COLLECTED MATERIAL:
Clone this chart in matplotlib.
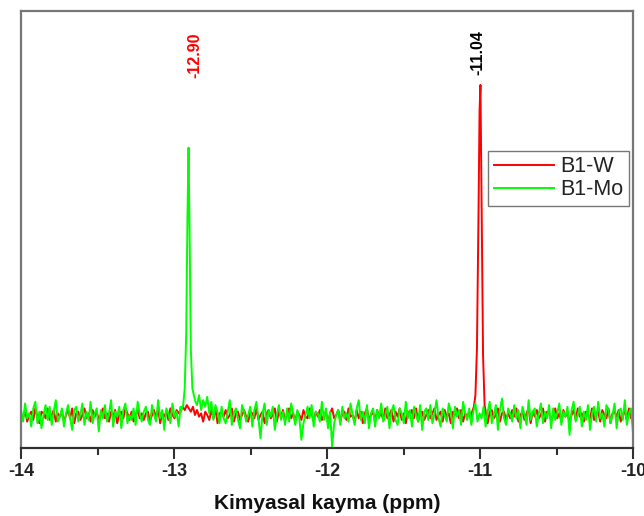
import numpy as np
import matplotlib.pyplot as plt

plt.rcParams['font.family'] = ['Liberation Sans', 'DejaVu Sans']
plt.rcParams['axes.unicode_minus'] = False

# ppm axis
x_min, x_max = -14.0, -10.0

# baseline noise (300 evenly spaced points from -14 to -10 ppm)
green_noise = [
    1.5, -2.0, 3.5, -1.0, 0.5, -3.5, 2.0, 4.0, -2.5, 1.0, -4.0, 0.0, 3.0, -1.5, 2.5, -3.0, 1.0, 4.5, -2.0, -0.5,
    2.0, -3.5, 0.5, 3.0, -1.0, -4.5, 1.5, 2.5, -2.0, 0.0, 3.5, -3.0, 1.0, -1.5, 4.0, -2.5, 0.5, 2.0, -5.0, 1.5,
    -1.0, 3.0, -2.0, 0.5, 4.5, -3.5, 1.0, -0.5, 2.5, -4.0, 1.5, 3.5, -2.5, 0.0, -1.5, 2.0, -3.0, 4.0, 0.5, -2.0,
    1.0, 2.5, -1.5, -3.0, 3.0, 0.0, -2.0, 4.5, -1.0, 1.5, -4.5, 2.0, 0.5, -2.5, 3.5, -0.5, 1.0, -3.5, 2.5, -1.0,
    0.5, 3.0, -2.0, 1.5, 2.0, 5.0, 3.0, 6.0, 1.5, 4.5, 2.5, 5.5, 0.5, 4.0, -1.5, 3.0, 1.0, -2.5, 2.5, -1.0,
    -2.5, 1.0, 4.5, -3.0, 0.5, 2.0, -1.5, -4.0, 3.0, 1.0, -2.0, 0.0, 2.5, -3.5, 1.5, 4.0, -1.0, -7.0, 0.5, 3.5,
    -3.0, 1.5, -0.5, 2.5, -4.5, 0.0, 3.0, -1.5, 1.0, -3.0, 2.0, -2.0, 3.5, 0.5, -3.0, 1.5, -1.0, -7.5, -2.5, 0.0,
    2.5, -1.0, 3.0, -3.5, 1.0, 0.5, -2.0, 4.0, -1.5, 2.0, -4.0, 1.0, -9.5, -2.5, 0.0, 1.5, -3.0, 2.5, -1.0, 0.5,
    -2.0, 3.5, 0.0, -3.0, 2.0, 4.5, -1.5, 1.0, -2.5, 3.0, -4.0, 0.5, 2.0, -3.5, 1.5, -1.0, 3.5, -2.0, 0.0, 2.5,
    -4.0, 1.0, 3.0, -1.5, -3.0, 2.0, 0.5, -2.5, 4.0, -1.0, 1.5, -3.5, 2.5, 0.0, -2.0, 3.0, -4.5, 1.0, 2.0, -1.5,
    3.0, -2.5, 0.5, 4.5, -1.0, -3.5, 2.0, 0.0, -2.0, 3.5, 1.0, -4.0, 2.5, -0.5, 1.5, -3.0, 4.0, 0.5, -1.5, 2.0,
    -3.0, 1.0, 3.5, -2.0, 0.5, -1.0, 2.5, -3.5, 1.0, 4.0, -2.5, 0.0, 3.0, -4.5, 1.5, 5.0, -1.0, -3.0, 2.0, 0.5,
    -2.0, 3.0, -1.0, 1.5, -4.0, 2.5, 0.0, -3.0, 4.5, -1.5, 1.0, 2.0, -3.5, 0.5, 3.5, -2.5, 1.0, -1.0, 3.0, -4.0,
    2.0, -1.5, 0.5, 3.5, -3.0, 1.0, -0.5, 2.5, -6.0, 1.5, 4.0, -2.0, 0.0, 2.5, -3.5, 1.0, -1.5, 3.0, -4.5, 0.5,
    2.5, -2.0, 4.0, -1.0, 0.5, -3.5, 3.0, 1.5, -2.5, 0.0, 3.5, -4.0, 1.0, 2.0, -1.5, 4.5, -3.0, 0.5, 2.0, -5.5,
]
red_noise = [
    0.5, -1.0, 1.5, -2.0, 0.0, 1.0, -1.5, 2.0, -0.5, -2.5, 1.0, 0.5, -1.0, 2.0, -1.5, 0.0, 1.5, -2.0, 0.5, -0.5,
    1.0, -2.0, 0.0, 1.5, -1.0, 2.0, -2.5, 0.5, 1.0, -1.5, 0.0, 2.0, -1.0, 0.5, -2.0, 1.5, -0.5, 1.0, -1.5, 0.0,
    2.0, -1.0, 0.5, -2.0, 1.0, -0.5, 1.5, -2.5, 0.0, 1.0, -1.0, 2.0, 0.5, -1.5, 1.0, -2.0, 0.0, 1.5, -1.0, 0.5,
    -1.5, 0.5, 1.0, -2.0, 0.0, 1.5, -1.0, 2.0, -2.5, 0.5, -0.5, 1.0, -1.5, 2.0, 0.0, -1.0, 1.5, 0.5, 1.5, 2.5,
    1.5, 3.0, 2.0, 1.0, 2.5, 0.0, 1.5, -0.5, 0.5, -2.0, 1.0, 0.0, -1.5, 1.5, -1.0, 2.0, -2.5, 0.5, 1.0, -0.5,
    1.5, -1.0, 0.0, 2.0, -2.0, 0.5, 1.0, -1.5, 0.0, 1.5, -0.5, -2.0, 1.0, 0.5, -1.0, 2.0, -1.5, 0.0, 1.0, -2.5,
    0.5, 1.5, -1.0, 0.0, 2.0, -2.0, 1.0, -0.5, 1.5, -1.5, 0.0, 2.0, -1.0, 0.5, -2.0, 1.0, 0.0, -1.5, 1.5, -0.5,
    -1.0, 2.0, 0.5, -2.0, 1.0, -0.5, 1.5, -1.5, 0.0, 1.0, -2.5, 0.5, 2.0, -1.0, 0.0, 1.5, -2.0, 0.5, 1.0, -1.5,
    2.0, -0.5, 0.0, -2.0, 1.5, -1.0, 1.0, -2.5, 0.5, 2.0, -1.5, 0.0, 1.0, -2.0, 1.5, -0.5, 0.5, -1.5, 2.0, -1.0,
    0.0, 1.5, -2.0, 1.0, -0.5, 2.0, -1.5, 0.5, -2.5, 1.0, 0.0, 1.5, -1.0, 2.0, -2.0, 0.5, 1.0, -1.5, 0.0, 1.5,
    -1.0, 0.5, 2.0, -1.5, 0.0, 1.0, -2.0, 1.5, -0.5, 0.5, -2.5, 1.0, 0.0, 2.0, -1.0, 1.5, -2.0, 0.5, -0.5, 1.0,
    -2.0, 1.0, 0.0, 1.5, -1.5, 2.0, -0.5, 0.5, -2.5, 1.0, 1.5, -1.0, 0.0, 2.0, -2.0, 0.5, 1.0, -1.5, 0.5, -1.0,
    1.5, -0.5, 2.0, -2.0, 0.0, 1.0, -1.5, 0.5, 2.0, -2.5, 1.0, -0.5, 1.5, -1.0, 0.0, 2.0, -2.0, 1.0, 0.5, -1.5,
    0.0, 2.0, -1.0, 0.5, -2.0, 1.5, -0.5, 1.0, -2.5, 0.0, 1.5, -1.5, 2.0, -0.5, 0.5, -2.0, 1.0, 0.0, -1.0, 2.0,
    -1.5, 0.5, 1.0, -2.0, 1.5, 0.0, -1.0, 2.0, -2.5, 0.5, 1.0, -0.5, 1.5, -2.0, 0.0, 1.0, -1.5, 2.0, -1.0, 0.5,
]

# peak points
green_pk_x = [-12.955, -12.94, -12.93, -12.92, -12.912, -12.905, -12.898, -12.89, -12.88, -12.87, -12.86]
green_pk_y = [1.0, 3.0, 8.0, 25.0, 60.0, 81.0, 55.0, 20.0, 8.0, 6.0, 4.0]
red_pk_x = [-11.055, -11.04, -11.03, -11.02, -11.01, -11.003, -10.997, -10.99, -10.98, -10.97, -10.955]
red_pk_y = [0.5, 2.5, 6.0, 20.0, 60.0, 92.0, 100.0, 65.0, 18.0, 3.0, -1.0]

labels = ["B1-W", "B1-Mo"]
peak_labels = ["-12.90", "-11.04"]


def build(noise, pk_x, pk_y):
    xs = np.linspace(x_min, x_max, len(noise))
    ys = np.array(noise)
    keep = (xs < min(pk_x)) | (xs > max(pk_x))
    xx = np.concatenate([xs[keep], pk_x])
    yy = np.concatenate([ys[keep], pk_y])
    order = np.argsort(xx)
    return xx[order], yy[order]


rx, ry = build(red_noise, red_pk_x, red_pk_y)
gx, gy = build(green_noise, green_pk_x, green_pk_y)

fig = plt.figure(figsize=(6.44, 5.16), dpi=100)
ax = fig.add_axes([21/644, 1 - 448/516, 612/644, 437/516])

ax.plot(rx, ry, color='#ff0000', lw=1.4, label=labels[0])
ax.plot(gx, gy, color='#00ff00', lw=1.4, label=labels[1])

ax.set_xlim(x_min, x_max)
ax.set_ylim(-10, 122.4)
ax.set_yticks([])
ax.set_xticks(np.arange(-14, -9.5, 1))
ax.set_xticks(np.arange(-13.5, -10, 1), minor=True)
ax.tick_params(axis='x', which='major', length=8, width=1.5, labelsize=13, pad=3, color='#303030')
ax.tick_params(axis='x', which='minor', length=5, width=1.5, color='#303030')
for t in ax.get_xticklabels():
    t.set_fontweight('bold')
    t.set_color('#222222')
for s in ax.spines.values():
    s.set_color('#777777')
    s.set_linewidth(1.6)
ax.spines['bottom'].set_color('#303030')

ax.set_xlabel("Kimyasal kayma (ppm)", fontsize=15, fontweight='bold', labelpad=10, color='#111111')

ax.text(-12.865, 102, peak_labels[0], rotation=90, color='#ff0000', fontsize=11.5,
        fontweight='bold', ha='center', va='bottom')
ax.text(-11.013, 103, peak_labels[1], rotation=90, color='black', fontsize=11.5,
        fontweight='bold', ha='center', va='bottom')

leg = ax.legend(loc='upper right', bbox_to_anchor=(0.9935, 0.680), borderaxespad=0,
                fontsize=15.5, fancybox=False, framealpha=1, edgecolor='#777777',
                handlelength=2.8, handletextpad=0.3, labelspacing=0.1, borderpad=0.25)
leg.get_frame().set_linewidth(1.0)
for t in leg.get_texts():
    t.set_color('#222222')

fig.savefig('out.png', dpi=100)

WHAT TO PRODUCE: Copy each line of the listing that includes "matplotlib".

THE OUTPUT:
Clone this chart in matplotlib.
import matplotlib.pyplot as plt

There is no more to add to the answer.